**SHORT PROBLEM:** Don't include pictures. Quote the lines below from the first through the line that contains "import plotly.graph_objects as go".

----- RECORD SET

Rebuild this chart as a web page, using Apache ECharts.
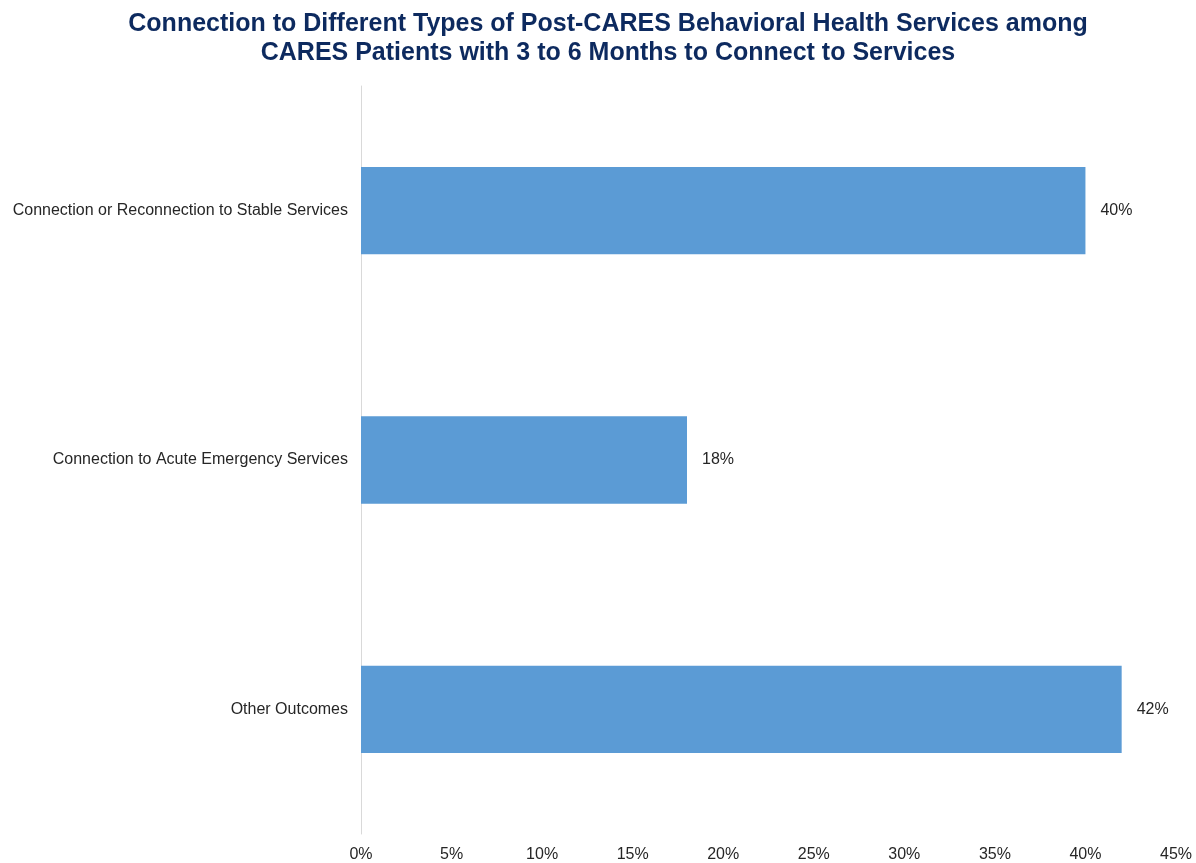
<!DOCTYPE html>
<html>
<head>
<meta charset="utf-8">
<script src="https://cdn.jsdelivr.net/npm/echarts@6/dist/echarts.min.js"></script>
<style>
html,body{margin:0;padding:0;background:#fff;}
#container{width:1196px;height:863px;}
</style>
</head>
<body>
<div id="container"></div>
<script>
var categories = ['Connection or Reconnection to Stable Services', 'Connection to Acute Emergency Services', 'Other Outcomes'];
var shares = [40, 18, 42];
var xTicks = [0, 5, 10, 15, 20, 25, 30, 35, 40, 45];

var fontName = "'Liberation Sans', Arial, sans-serif";

var option = {
	backgroundColor: '#fff',
	animation: false,
	title: {
		text: 'Connection to Different Types of Post-CARES Behavioral Health Services among\nCARES Patients with 3 to 6 Months to Connect to Services',
		left: 603,
		textAlign: 'center',
		top: 5,
		textStyle: {
			fontFamily: fontName,
			fontSize: 25,
			fontWeight: 'bold',
			color: '#0D2A5F',
			lineHeight: 29
		}
	},
	grid: {
		left: 361,
		right: 20,
		top: 86,
		bottom: 28
	},
	xAxis: {
		type: 'value',
		min: xTicks[0],
		max: xTicks[xTicks.length - 1],
		interval: 5,
		axisLine: {show: false},
		axisTick: {show: false},
		splitLine: {show: false},
		axisLabel: {
			margin: 13,
			fontFamily: fontName,
			fontSize: 16,
			color: '#262626',
			formatter: '{value}%'
		}
	},
	yAxis: {
		type: 'category',
		inverse: true,
		data: categories,
		axisLine: {show: true, lineStyle: {color: '#d9d9d9', width: 1}},
		axisTick: {show: false},
		axisLabel: {
			margin: 13,
			fontFamily: fontName,
			fontSize: 16,
			color: '#262626'
		}
	},
	series: [{
		type: 'bar',
		data: shares,
		barWidth: '35%',
		itemStyle: {color: '#5B9BD5'},
		label: {
			show: true,
			position: 'right',
			distance: 15,
			formatter: '{c}%',
			fontFamily: fontName,
			fontSize: 16,
			color: '#262626'
		}
	}]
};

var mychart = echarts.init(document.getElementById('container'));
mychart.setOption(option);
</script>
</body>
</html>
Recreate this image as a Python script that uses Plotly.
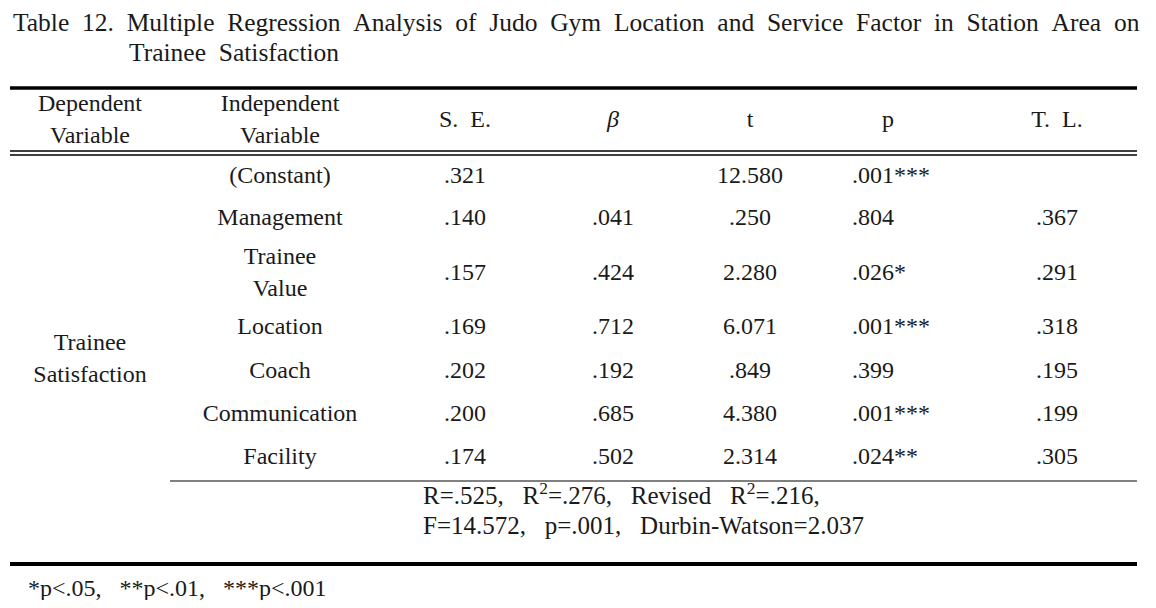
import plotly.graph_objects as go

# table content
title_1 = "Table 12. Multiple Regression Analysis of Judo Gym Location and Service Factor in Station Area on"
title_2 = "Trainee Satisfaction"
headers = ["Dependent<br>Variable", "Independent<br>Variable", "S.  E.", "<i>β</i>", "t", "p", "T.  L."]
dependent = "Trainee<br>Satisfaction"
independent = ["(Constant)", "Management", "Trainee<br>Value", "Location", "Coach", "Communication", "Facility"]
se = [".321", ".140", ".157", ".169", ".202", ".200", ".174"]
beta = ["", ".041", ".424", ".712", ".192", ".685", ".502"]
t_val = ["12.580", ".250", "2.280", "6.071", ".849", "4.380", "2.314"]
p_val = [".001***", ".804", ".026*", ".001***", ".399", ".001***", ".024**"]
tl = ["", ".367", ".291", ".318", ".195", ".199", ".305"]
summary = ["R=.525,   R<sup>2</sup>=.276,   Revised   R<sup>2</sup>=.216,",
           "F=14.572,   p=.001,   Durbin-Watson=2.037"]
footnote = "*p<.05,   **p<.01,   ***p<.001"

# layout (pixel coords of the page; the html body has an 8px margin)
W, H, M = 1156, 608, 8
col_x = [90, 280, 465, 613, 750, 852, 1057]
head_y = 121
row_y = [177, 219, 274, 328, 372, 415, 458]
FONT = "Liberation Serif"
FS = 24
INK = "#1a1a1a"


def nb(s):
    return s.replace(" ", "\u00a0")


fig = go.Figure()


def txt(x, y, text, pos="middle center", size=FS):
    # skip empty cells
    cells = [(a, b, s) for a, b, s in zip(x, y, text) if s]
    fig.add_trace(go.Scatter(x=[c[0] for c in cells], y=[c[1] for c in cells],
                             text=[nb(c[2]) for c in cells], mode="text",
                             textposition=pos, hoverinfo="skip", showlegend=False,
                             textfont=dict(family=FONT, size=size, color=INK)))


# header
txt(col_x[:5] + [888, col_x[6]], [head_y] * 7, headers)
# body
txt([col_x[0]], [360], [dependent])
txt([col_x[1]] * 7, row_y, independent)
txt([col_x[2]] * 7, row_y, se)
txt([col_x[3]] * 7, row_y, beta)
txt([col_x[4]] * 7, row_y, t_val)
txt([col_x[5]] * 7, row_y, p_val, pos="middle right")
txt([col_x[6]] * 7, row_y, tl)
txt([423, 423], [498, 528], summary, pos="middle right", size=25)


# rules
def rule(x0, x1, y, w, c="#000"):
    fig.add_shape(type="line", x0=x0, x1=x1, y0=y, y1=y, line=dict(color=c, width=w))


rule(10, 1137, 88, 3.5)
rule(10, 1137, 151, 1.5)
rule(10, 1137, 155, 1.5)
rule(170, 1137, 481, 2, "#808080")
rule(10, 1137, 564, 4)

# title: justified first line, widened word gaps
fig.add_annotation(x=11, y=22, text=title_1.replace(" ", "\u00a0\u00a0"), showarrow=False,
                   xanchor="left", font=dict(family=FONT, size=25.5, color=INK))
fig.add_annotation(x=127, y=52, text=title_2.replace(" ", "\u00a0\u00a0"), showarrow=False,
                   xanchor="left", font=dict(family=FONT, size=25.5, color=INK))
fig.add_annotation(x=26, y=588, text=nb(footnote), showarrow=False, xanchor="left",
                   font=dict(family=FONT, size=FS, color=INK))

fig.update_xaxes(range=[M, W - M], visible=False)
fig.update_yaxes(range=[H - M, M], visible=False)
fig.update_layout(width=W - 2 * M, height=H - 2 * M, margin=dict(l=0, r=0, t=0, b=0),
                  paper_bgcolor="white", plot_bgcolor="white")
fig.write_html("out.html")
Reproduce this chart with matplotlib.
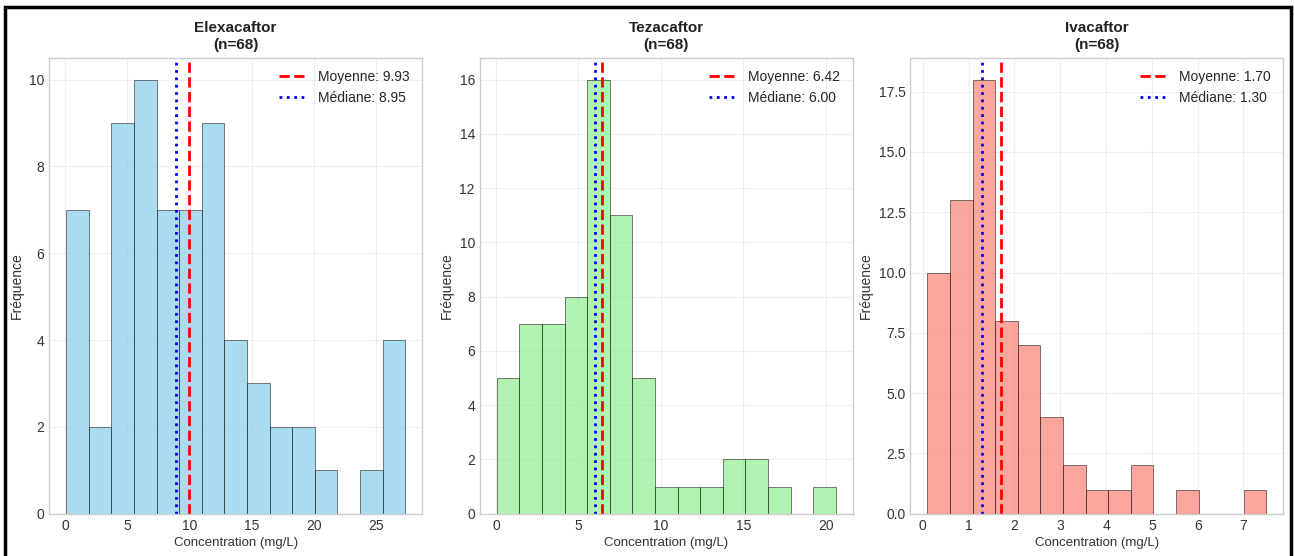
import matplotlib.pyplot as plt
import matplotlib.patches as mpatches
from matplotlib.ticker import MultipleLocator
import numpy as np

plt.style.use('seaborn-v0_8-whitegrid')
plt.rcParams['font.family'] = ['Liberation Sans', 'DejaVu Sans']

# data (15 bins per drug)
drugs = ['Elexacaftor', 'Tezacaftor', 'Ivacaftor']
n_patients = [68, 68, 68]
ranges = [(0.1, 27.3), (0.05, 20.6), (0.1, 7.5)]
counts_elx = [7, 2, 9, 10, 7, 7, 9, 4, 3, 2, 2, 1, 0, 1, 4]
counts_tez = [5, 7, 7, 8, 16, 11, 5, 1, 1, 1, 2, 2, 1, 0, 1]
counts_iva = [10, 13, 18, 8, 7, 4, 2, 1, 1, 2, 0, 1, 0, 0, 1]
means = [9.93, 6.42, 1.70]
medians = [8.95, 6.00, 1.30]
colors = ['skyblue', 'lightgreen', 'salmon']
x_steps = [5, 5, 1]

all_counts = [counts_elx, counts_tez, counts_iva]

fig, axes = plt.subplots(1, 3, figsize=(12.95, 5.56), dpi=100)
fig.subplots_adjust(left=0.038, right=0.991, top=0.896, bottom=0.076, wspace=0.155)

for ax, name, n, (lo, hi), cnt, mu, med, col, step in zip(axes, drugs, n_patients, ranges,
                                                          all_counts, means, medians, colors, x_steps):
    edges = np.linspace(lo, hi, len(cnt) + 1)
    centers = (edges[:-1] + edges[1:]) / 2
    ax.hist(centers, bins=edges, weights=cnt, color=col, alpha=0.7,
            edgecolor='black', linewidth=0.5)
    ax.axvline(mu, color='red', linestyle='--', linewidth=2, label=f'Moyenne: {mu:.2f}')
    ax.axvline(med, color='blue', linestyle=':', linewidth=2, label=f'Médiane: {med:.2f}')
    ax.set_title(f'{name}\n(n={n})', fontsize=11, fontweight='bold', linespacing=1.3, color='#222222')
    ax.set_xlabel('Concentration (mg/L)', fontsize=9.5, color='#333333', labelpad=3)
    ax.set_ylabel('Fréquence', fontsize=10, color='#333333')
    ax.xaxis.set_major_locator(MultipleLocator(step))
    ax.tick_params(labelsize=10, labelcolor='#333333')
    ax.grid(True, alpha=0.3)
    ax.legend(fontsize=10, loc='upper right')
    for s in ax.spines.values():
        s.set_color('#cccccc')

# black frame around the figure
fig.patches.append(mpatches.Rectangle((0.004, -0.02), 0.993, 1.007, transform=fig.transFigure,
                                      fill=False, edgecolor='black', linewidth=2.5))

plt.savefig('out.png', dpi=100)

----------

**CORRECT OUTPUT:**
Rebuild this chart as a web page, using Apache ECharts.
<!DOCTYPE html>
<html>
<head>
<meta charset="utf-8">
<script src="https://cdn.jsdelivr.net/npm/echarts@6/dist/echarts.min.js"></script>
<style>
html,body{margin:0;padding:0;background:#fff;}
#container{width:1196px;height:863px;}
</style>
</head>
<body>
<div id="container"></div>
<script>
var categories = ['Connection or Reconnection to Stable Services', 'Connection to Acute Emergency Services', 'Other Outcomes'];
var shares = [40, 18, 42];
var xTicks = [0, 5, 10, 15, 20, 25, 30, 35, 40, 45];

var fontName = "'Liberation Sans', Arial, sans-serif";

var option = {
	backgroundColor: '#fff',
	animation: false,
	title: {
		text: 'Connection to Different Types of Post-CARES Behavioral Health Services among\nCARES Patients with 3 to 6 Months to Connect to Services',
		left: 603,
		textAlign: 'center',
		top: 5,
		textStyle: {
			fontFamily: fontName,
			fontSize: 25,
			fontWeight: 'bold',
			color: '#0D2A5F',
			lineHeight: 29
		}
	},
	grid: {
		left: 361,
		right: 20,
		top: 86,
		bottom: 28
	},
	xAxis: {
		type: 'value',
		min: xTicks[0],
		max: xTicks[xTicks.length - 1],
		interval: 5,
		axisLine: {show: false},
		axisTick: {show: false},
		splitLine: {show: false},
		axisLabel: {
			margin: 13,
			fontFamily: fontName,
			fontSize: 16,
			color: '#262626',
			formatter: '{value}%'
		}
	},
	yAxis: {
		type: 'category',
		inverse: true,
		data: categories,
		axisLine: {show: true, lineStyle: {color: '#d9d9d9', width: 1}},
		axisTick: {show: false},
		axisLabel: {
			margin: 13,
			fontFamily: fontName,
			fontSize: 16,
			color: '#262626'
		}
	},
	series: [{
		type: 'bar',
		data: shares,
		barWidth: '35%',
		itemStyle: {color: '#5B9BD5'},
		label: {
			show: true,
			position: 'right',
			distance: 15,
			formatter: '{c}%',
			fontFamily: fontName,
			fontSize: 16,
			color: '#262626'
		}
	}]
};

var mychart = echarts.init(document.getElementById('container'));
mychart.setOption(option);
</script>
</body>
</html>
Recreate this image as a Python script that uses Plotly.
import plotly.graph_objects as go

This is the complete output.